Overview

The predictions of TARGETgene are based on a whole-genome genetic network constructed by integrating heterogeneous functional data using RVM-based ensemble model reported by Wu et al., [1]. The nodes in this network represent all genes of the human genome, and the functional association between any two of them is quantified by a gene-pair linkage probability that can reveal the tendency of genes to operate in the same or similar pathways. Based on this constructed gene network, TARGETgene identifies potential therapeutic targets using one of two network-based metrics: 1) hub score, which uses a centrality measure to identify hub genes in a tumor-specific network, or 2) seed gene association score, which quantifies each genes association with known cancer (disease) genes. All the candidate genes are ranked based on their hub score or their seed gene association score. Those highly ranked genes in the prediction are identified as possible important cancer genes and thus potential therapeutic targets. Finally, drug-target information compiled from several drug databases is mapped to candidate genes. Drugs whose target genes are highly ranked in the prediction can be considered as potential therapies.

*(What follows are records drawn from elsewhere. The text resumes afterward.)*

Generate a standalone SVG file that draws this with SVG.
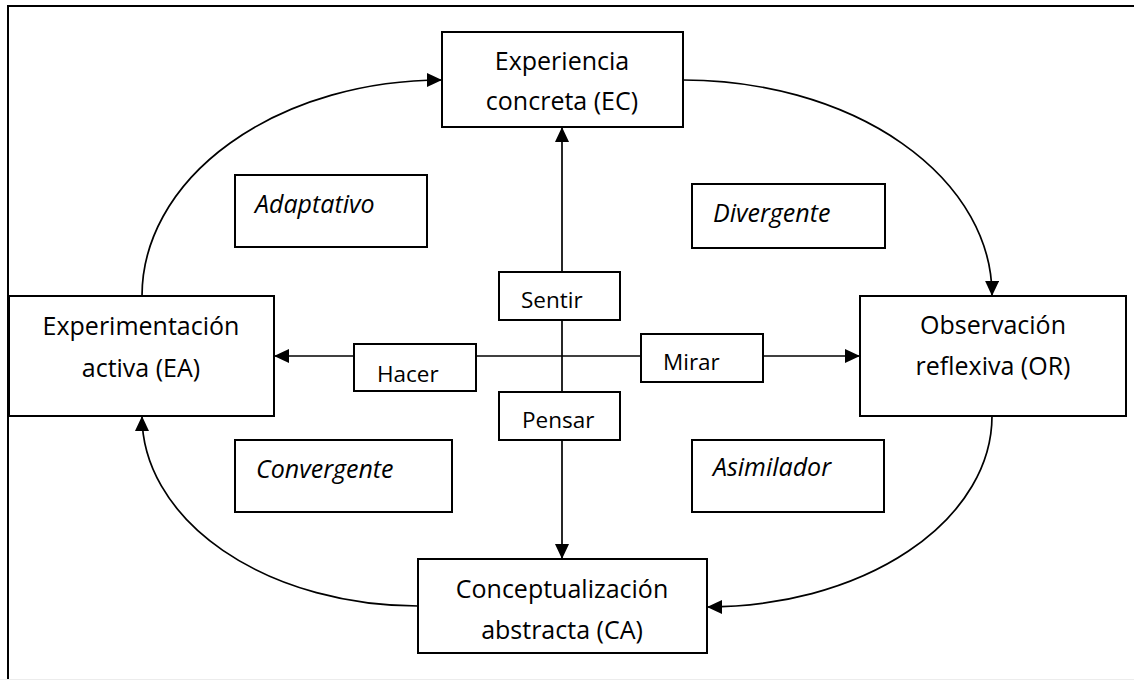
<svg xmlns="http://www.w3.org/2000/svg" width="1134" height="680" viewBox="0 0 1134 680">
<style>
.box{fill:#fff;stroke:#000;stroke-width:2}
.ln{fill:none;stroke:#000;stroke-width:1.7}
.t{font-family:"Open Sans","Liberation Sans",sans-serif;font-size:25px;fill:#000}
.m{text-anchor:middle}
.i{font-style:italic}
.s{font-size:22.5px}
</style>
<defs>
<marker id="ah" viewBox="0 0 15 14" refX="15" refY="7" markerWidth="15" markerHeight="14" markerUnits="userSpaceOnUse" orient="auto">
<path d="M0,0 L15,7 L0,14 z" fill="#000"/>
</marker>
</defs>
<rect width="1134" height="680" fill="#fff"/>
<path d="M8,680 V6 H1134" fill="none" stroke="#000" stroke-width="2"/>
<line x1="0" y1="679.5" x2="1134" y2="679.5" stroke="#ececec" stroke-width="1"/>
<g id="connectors">
<path class="ln" d="M142,296 A300,216 0 0 1 442,80" marker-end="url(#ah)"/>
<path class="ln" d="M683,80 A309,215 0 0 1 992,296" marker-end="url(#ah)"/>
<path class="ln" d="M992,416 A285,191 0 0 1 707,607" marker-end="url(#ah)"/>
<path class="ln" d="M418,606 A276,190 0 0 1 142,416" marker-end="url(#ah)"/>
<line class="ln" x1="562" y1="272" x2="562" y2="127" marker-end="url(#ah)"/>
<line class="ln" x1="562" y1="320" x2="562" y2="392"/>
<line class="ln" x1="562" y1="440" x2="562" y2="559" marker-end="url(#ah)"/>
<line class="ln" x1="354" y1="356" x2="274" y2="356" marker-end="url(#ah)"/>
<line class="ln" x1="476" y1="356" x2="641" y2="356"/>
<line class="ln" x1="763" y1="356" x2="860" y2="356" marker-end="url(#ah)"/>
</g>
<g id="ec">
<rect class="box" x="442" y="32" width="241" height="95"/>
<text class="t m" x="562" y="70">Experiencia</text>
<text class="t m" x="562" y="110">concreta (EC)</text>
</g>
<g id="ea">
<rect class="box" x="9" y="296" width="265" height="120"/>
<text class="t m" x="141" y="335">Experimentación</text>
<text class="t m" x="141" y="377">activa (EA)</text>
</g>
<g id="or">
<rect class="box" x="860" y="296" width="266" height="120"/>
<text class="t m" x="993" y="334">Observación</text>
<text class="t m" x="993" y="375">reflexiva (OR)</text>
</g>
<g id="ca">
<rect class="box" x="418" y="559" width="289" height="94"/>
<text class="t m" x="562" y="598">Conceptualización</text>
<text class="t m" x="562" y="639">abstracta (CA)</text>
</g>
<g id="adaptativo">
<rect class="box" x="235" y="175" width="192" height="72"/>
<text class="t i" x="255" y="213">Adaptativo</text>
</g>
<g id="divergente">
<rect class="box" x="692" y="184" width="193" height="64"/>
<text class="t i" x="713" y="222">Divergente</text>
</g>
<g id="convergente">
<rect class="box" x="235" y="440" width="217" height="72"/>
<text class="t i" x="256" y="478">Convergente</text>
</g>
<g id="asimilador">
<rect class="box" x="692" y="440" width="192" height="72"/>
<text class="t i" x="713" y="476">Asimilador</text>
</g>
<g id="sentir">
<rect class="box" x="499" y="272" width="121" height="48"/>
<text class="t s" x="521" y="308">Sentir</text>
</g>
<g id="hacer">
<rect class="box" x="354" y="344" width="122" height="47"/>
<text class="t s" x="377" y="382">Hacer</text>
</g>
<g id="mirar">
<rect class="box" x="641" y="334" width="122" height="48"/>
<text class="t s" x="663" y="370">Mirar</text>
</g>
<g id="pensar">
<rect class="box" x="499" y="392" width="121" height="48"/>
<text class="t s" x="522" y="428">Pensar</text>
</g>
</svg>
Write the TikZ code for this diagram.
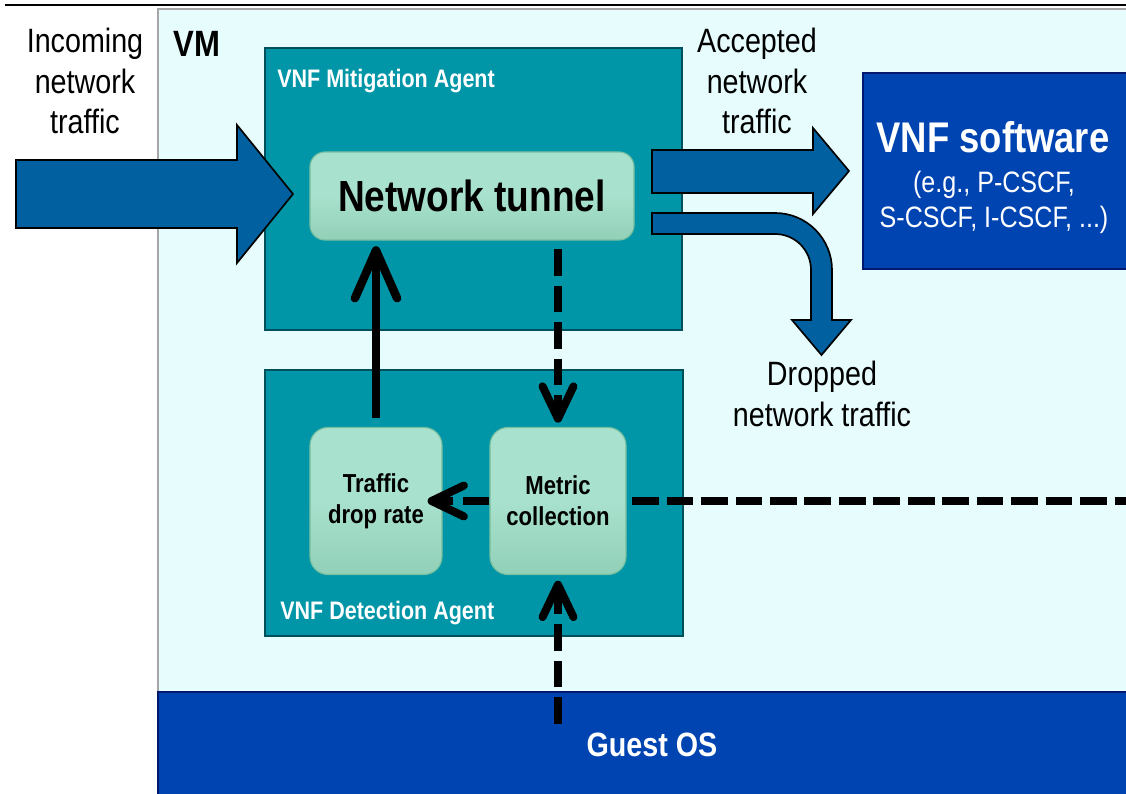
\documentclass[tikz,border=0pt]{standalone}
\usepackage{fontspec}
\setmainfont{Liberation Sans}[FakeStretch=0.85]
\usepackage{tikz}
\usetikzlibrary{arrows.meta,positioning,calc}

\definecolor{vmbg}{RGB}{230,252,253}
\definecolor{agentteal}{RGB}{0,150,167}
\definecolor{agentedge}{RGB}{0,80,92}
\definecolor{mint}{RGB}{168,225,205}
\definecolor{mintdark}{RGB}{146,208,184}
\definecolor{mintedge}{RGB}{120,190,160}
\definecolor{osblue}{RGB}{0,68,178}
\definecolor{osedge}{RGB}{0,25,110}
\definecolor{flowblue}{RGB}{0,96,160}

\begin{document}
\begin{tikzpicture}[x=0.025cm,y=-0.025cm,
    agent/.style={draw=agentedge,line width=1.4pt,fill=agentteal,
      minimum width=10.425cm,minimum height=7.05cm,inner sep=0pt},
    agentlabel/.style={anchor=west,inner sep=0pt,text=white,
      font=\bfseries\fontsize{18}{21}\selectfont},
    tunnelbox/.style={draw=mintedge,line width=0.8pt,rounded corners=0.375cm,
      top color=mint,bottom color=mintdark,middle color=mint,
      minimum width=8.1cm,minimum height=2.2cm,
      font=\bfseries\fontsize{31}{36}\selectfont},
    blockbox/.style={draw=mintedge,line width=0.8pt,rounded corners=0.45cm,
      top color=mint,bottom color=mintdark,middle color=mint,
      minimum height=3.675cm,align=center,inner sep=0pt,
      font=\bfseries\fontsize{18.5}{22}\selectfont},
    osbox/.style={draw=osedge,line width=1.4pt,fill=osblue,text=white,
      font=\bfseries\fontsize{24}{29}\selectfont},
    flow/.style={fill=flowblue,draw=black,line width=1.2pt},
    flowtext/.style={align=center,inner sep=0pt,font=\fontsize{24}{29}\selectfont},
    solidarrow/.style={line width=6pt,
      -{Straight Barb[length=34pt,width=30pt,round]}},
    dasharrow/.style={line width=5.7pt,dash pattern=on 19pt off 7pt,
      -{Straight Barb[length=23pt,width=22pt,round]}},
    dashline/.style={line width=5.7pt,dash pattern=on 19pt off 5.5pt}]
  \path[use as bounding box] (0,0) rectangle (1126,794);
  \clip (0,0) rectangle (1126,794);

  % VM frame
  \fill[vmbg] (158,9) rectangle (1130,797);
  \draw[gray!70,line width=1.4pt] (158,797) -- (158,9) -- (1130,9);
  \draw[line width=1.4pt] (5,5) -- (1130,5);
  \node[anchor=west,inner sep=0pt,font=\bfseries\fontsize{26}{30}\selectfont] (vmlabel) at (173,44) {VM};

  % agents
  \node[agent] (mitig) at (473.5,189) {};
  \node[agent,minimum height=6.65cm] (detect) at (474,503) {};
  \node[agentlabel] (mitiglabel) at (277,81) {VNF Mitigation Agent};
  \node[agentlabel] (detectlabel) at (280,613) {VNF Detection Agent};

  % processing blocks
  \node[tunnelbox] (tunnel) at (472,196) {Network tunnel};
  \node[blockbox,minimum width=3.3cm] (drop) at (376,501) {Traffic\\drop rate};
  \node[blockbox,minimum width=3.4cm] (metric) at (558,501) {Metric\\collection};

  % guest OS and VNF software
  \node[osbox,minimum width=24.7cm,minimum height=2.625cm] (guest) at (652,744.5) {Guest OS};
  \node[osbox,minimum width=6.675cm,minimum height=4.9cm] (vnf) at (996.5,171) {};
  \node[text=white,inner sep=0pt,font=\bfseries\fontsize{30.5}{34}\selectfont] (vnftitle) at (993,137) {VNF software};
  \node[text=white,inner sep=0pt,align=center,font=\fontsize{21}{25}\selectfont] (vnfnote) at (994,202) {(e.g., P-CSCF,\\S-CSCF, I-CSCF, ...)};

  % traffic flows
  \draw[flow] (16,160) -- (237,160) -- (237,125) -- (293,194) -- (237,263) -- (237,228) -- (16,228) -- cycle;
  \draw[flow] (652,150) -- (813,150) -- (813,128) -- (849,171) -- (813,214) -- (813,193) -- (652,193) -- cycle;
  \draw[flow] (652,213) -- (775,213) .. controls (806.5,213) and (832,238.5) .. (832,270)
    -- (832,320) -- (851,320) -- (821.5,355) -- (792,320) -- (811,320) -- (811,270)
    .. controls (811,250) and (795,234) .. (775,234) -- (652,234) -- cycle;
  \node[flowtext] (incoming) at (85,81) {Incoming\\network\\traffic};
  \node[flowtext] (accepted) at (757,81) {Accepted\\network\\traffic};
  \node[flowtext] (dropped) at (822,394) {Dropped\\network traffic};

  % control and metric paths
  \coordinate (rightedge) at (1126,501);
  \coordinate (osport) at (558,724);
  \draw[solidarrow,shorten <=6pt,shorten >=4pt] (drop.north) -- (drop.north |- tunnel.south);
  \draw[dasharrow,shorten <=6pt,shorten >=3pt] (metric.north |- tunnel.south) -- (metric.north);
  \draw[dasharrow] (metric.west) -- ([xshift=-0.375cm]drop.east);
  \draw[dashline,shorten <=4pt] (metric.east) -- (rightedge);
  \draw[dasharrow,shorten >=4pt] (osport) -- (metric.south);
\end{tikzpicture}
\end{document}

The graphical user interface of TARGETgene consists of four main working panels, including Input, Implementation, Gene, and Drug panels (Figure 1A&B). The Input Panel enables users to define the cancer type (currently: breast cancer, colon cancer, Ewing’s sarcoma, glioblastoma, lung cancer, ovarian cancer, and prostate cancer) and candidate genes, as well as the desired ranking metric (hub score or seed gene association score) as illustrated in Figure 1a. The Implementation Panel allows the user to generate new predictions, save results and load existing results. The Gene Panel lists information on all candidate genes including their rank in predictions, as well as cancer literature citation number. Cancer literature citation information of genes was compiled from Pubmed. Through this panel, the user also can find, select identified target genes (e.g., selecting novel cancer genes), and explore their functions, cited literature as well as enriched biological processes. In addition, TARGETgene enables users to validate their predictions using user-defined benchmark genes (e.g., target genes detected in RNAi screens) and curated cancer genes via this panel. Finally, drug and their target information compiled from several public databases, such as DrugBank [2], PharmGKB [3] and the Therapeutic Target Database [4], is also integrated to TARGETgene for reporting those drugs/compounds that could have action on the targets identified by TARGETgene. The Drug Panel lists generic names, drug types (approved or experimental), number of candidate genes known to be targeted by the identified drugs, highest ranked target gene name, and related diseases of the identified drugs. The list of drugs is ordered by their highest ranked target gene. TARGETgene is also customizable and can generate the list of selected drugs based on the ranks of their targets or drug type. In addition, users can explore more general information on identified drugs of interest through several external links.

Figure 1. TARGETgene: A. The architecture design. B. The main graphical user interface.

File Formats for Input Gene Sets

TARGETgene allows four types of specification formats for input gene lists (a set of candidate genes for prioritize; a set of benchmark genes for validation; a set of seed genes). Users can specify a file that contains a list of differentially expressed genes and their fold changes for ranking. TARGETgene will then rank these genes using genetic network-based approaches. The file should be a tab-delimited text file with no header and two columns: Entrez gene ID (or official gene symbol) and fold changes of the gene expression.

Users can also specify a file that only contains a set of genes. It should be a text file with no header and one column: Entrez gene ID (or official gene symbol). For example, users may rank a set of genes with mutations or copy number changes in cancer to identify driver genes in oncogenesis. In addition, users may also use these two formats to input a set of seed genes for functional association or a set of genes for validation of predictions.

References

  1. Wu, C.C. et al. (2010) Prediction of Human Functional Genetic Networks from Heterogeneous Data Using RVM-Based Ensemble Learning. Bioinformatics 26(6): 807-813.
  2. Wishart, D.S. et al. (2008) Drugbank: a knowledge base for drugs, drug actions and drug targets. Nucleic Acids Res. 36(Database issue): D901-906.
  3. Hodge,A.E. et al. (2007) The PharmGKB: integration, aggregation, and annotation of pharmacogenomic data and knowledge. Clin Pharmacol Ther. 81(1): 21-24.
  4. Zhu,F. et al. (2009) Update of TTD: Therapeutic Target Database. Nucleic Acids Res. 38(Database issue): D787-791.